WHAT NEEDS TO BE DONE
Take the material below and retype it in full; pictures are left out.

== DATA SHOWN

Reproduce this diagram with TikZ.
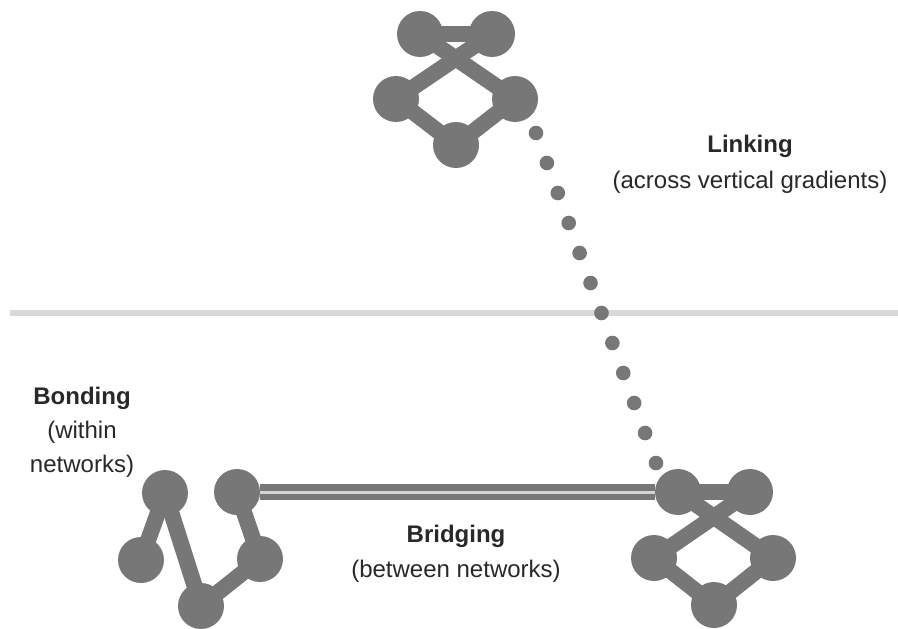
\documentclass[tikz,border=0pt]{standalone}
\usepackage{fontspec}
\setmainfont{Liberation Sans}
\usetikzlibrary{calc}
\definecolor{netgray}{RGB}{119,119,119}
\definecolor{rulegray}{RGB}{217,217,217}
\definecolor{stripegray}{RGB}{212,212,212}
\definecolor{txtgray}{RGB}{40,40,40}
\begin{document}
\begin{tikzpicture}[x=1pt,y=-1pt,
  vert/.style={circle,fill=netgray,minimum size=46pt,inner sep=0pt},
  tie/.style={draw=netgray,line width=16pt},
  bridgeline/.style={draw=netgray,line width=6.8pt,double=stripegray,double distance=3pt},
  lab/.style={font=\fontsize{24}{28}\selectfont,text=txtgray,anchor=base,inner sep=0pt},
  labb/.style={font=\fontsize{24}{28}\selectfont\bfseries,text=txtgray,anchor=base,inner sep=0pt}]
\useasboundingbox (0,0) rectangle (898,629);
% horizontal rule
\draw[rulegray,line width=6pt] (10,313) -- (898,313);
% top network
\begin{scope}[shift={(420,34)}]
  \node[vert] (t1) at (0,0) {};
  \node[vert] (t2) at (72,0) {};
  \node[vert] (t3) at (-24,65) {};
  \node[vert] (t4) at (95,65) {};
  \node[vert] (t5) at (36,111) {};
\end{scope}
\draw[tie] (t1.center) -- (t2.center);
\draw[tie] (t1.center) -- (t4.center);
\draw[tie] (t2.center) -- (t3.center);
\draw[tie] (t3.center) -- (t5.center);
\draw[tie] (t4.center) -- (t5.center);
% bottom right network
\begin{scope}[shift={(678,492)}]
  \node[vert] (r1) at (0,0) {};
  \node[vert] (r2) at (72,0) {};
  \node[vert] (r3) at (-24,66) {};
  \node[vert] (r4) at (95,66) {};
  \node[vert] (r5) at (36,113) {};
\end{scope}
\draw[tie] (r1.center) -- (r2.center);
\draw[tie] (r1.center) -- (r4.center);
\draw[tie] (r2.center) -- (r3.center);
\draw[tie] (r3.center) -- (r5.center);
\draw[tie] (r4.center) -- (r5.center);
% bottom left network
\node[vert] (l1) at (165,493) {};
\node[vert] (l2) at (237,492) {};
\node[vert] (l3) at (141,560) {};
\node[vert] (l4) at (260,559) {};
\node[vert] (l5) at (201,606) {};
\draw[tie] (l1.center) -- (l3.center);
\draw[tie] (l1.center) -- (l5.center);
\draw[tie] (l5.center) -- (l4.center);
\draw[tie] (l4.center) -- (l2.center);
% bridging
\draw[bridgeline] (l2) -- (r1);
% linking dots
\coordinate (d1) at (536,133);
\coordinate (d2) at (656,463);
\foreach \i in {0,...,11} {
  \fill[netgray] ($(d1)!\i/11!(d2)$) circle[radius=7.3pt];
}
% labels
\node[labb] (linkA) at (750,152) {Linking};
\node[lab] (linkB) at (750,188) {(across vertical gradients)};
\node[labb] (bondA) at (82,404) {Bonding};
\node[lab] (bondB) at (82,438) {(within};
\node[lab] (bondC) at (82,472) {networks)};
\node[labb] (bridA) at (456,542) {Bridging};
\node[lab] (bridB) at (456,577) {(between networks)};
\end{tikzpicture}
\end{document}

====

REPLY TO THE TASK
Reproduce this diagram with TikZ.
\documentclass[tikz,border=0pt]{standalone}
\usepackage{fontspec}
\setmainfont{Liberation Sans}
\usetikzlibrary{calc}
\definecolor{netgray}{RGB}{119,119,119}
\definecolor{rulegray}{RGB}{217,217,217}
\definecolor{stripegray}{RGB}{212,212,212}
\definecolor{txtgray}{RGB}{40,40,40}
\begin{document}
\begin{tikzpicture}[x=1pt,y=-1pt,
  vert/.style={circle,fill=netgray,minimum size=46pt,inner sep=0pt},
  tie/.style={draw=netgray,line width=16pt},
  bridgeline/.style={draw=netgray,line width=6.8pt,double=stripegray,double distance=3pt},
  lab/.style={font=\fontsize{24}{28}\selectfont,text=txtgray,anchor=base,inner sep=0pt},
  labb/.style={font=\fontsize{24}{28}\selectfont\bfseries,text=txtgray,anchor=base,inner sep=0pt}]
\useasboundingbox (0,0) rectangle (898,629);
% horizontal rule
\draw[rulegray,line width=6pt] (10,313) -- (898,313);
% top network
\begin{scope}[shift={(420,34)}]
  \node[vert] (t1) at (0,0) {};
  \node[vert] (t2) at (72,0) {};
  \node[vert] (t3) at (-24,65) {};
  \node[vert] (t4) at (95,65) {};
  \node[vert] (t5) at (36,111) {};
\end{scope}
\draw[tie] (t1.center) -- (t2.center);
\draw[tie] (t1.center) -- (t4.center);
\draw[tie] (t2.center) -- (t3.center);
\draw[tie] (t3.center) -- (t5.center);
\draw[tie] (t4.center) -- (t5.center);
% bottom right network
\begin{scope}[shift={(678,492)}]
  \node[vert] (r1) at (0,0) {};
  \node[vert] (r2) at (72,0) {};
  \node[vert] (r3) at (-24,66) {};
  \node[vert] (r4) at (95,66) {};
  \node[vert] (r5) at (36,113) {};
\end{scope}
\draw[tie] (r1.center) -- (r2.center);
\draw[tie] (r1.center) -- (r4.center);
\draw[tie] (r2.center) -- (r3.center);
\draw[tie] (r3.center) -- (r5.center);
\draw[tie] (r4.center) -- (r5.center);
% bottom left network
\node[vert] (l1) at (165,493) {};
\node[vert] (l2) at (237,492) {};
\node[vert] (l3) at (141,560) {};
\node[vert] (l4) at (260,559) {};
\node[vert] (l5) at (201,606) {};
\draw[tie] (l1.center) -- (l3.center);
\draw[tie] (l1.center) -- (l5.center);
\draw[tie] (l5.center) -- (l4.center);
\draw[tie] (l4.center) -- (l2.center);
% bridging
\draw[bridgeline] (l2) -- (r1);
% linking dots
\coordinate (d1) at (536,133);
\coordinate (d2) at (656,463);
\foreach \i in {0,...,11} {
  \fill[netgray] ($(d1)!\i/11!(d2)$) circle[radius=7.3pt];
}
% labels
\node[labb] (linkA) at (750,152) {Linking};
\node[lab] (linkB) at (750,188) {(across vertical gradients)};
\node[labb] (bondA) at (82,404) {Bonding};
\node[lab] (bondB) at (82,438) {(within};
\node[lab] (bondC) at (82,472) {networks)};
\node[labb] (bridA) at (456,542) {Bridging};
\node[lab] (bridB) at (456,577) {(between networks)};
\end{tikzpicture}
\end{document}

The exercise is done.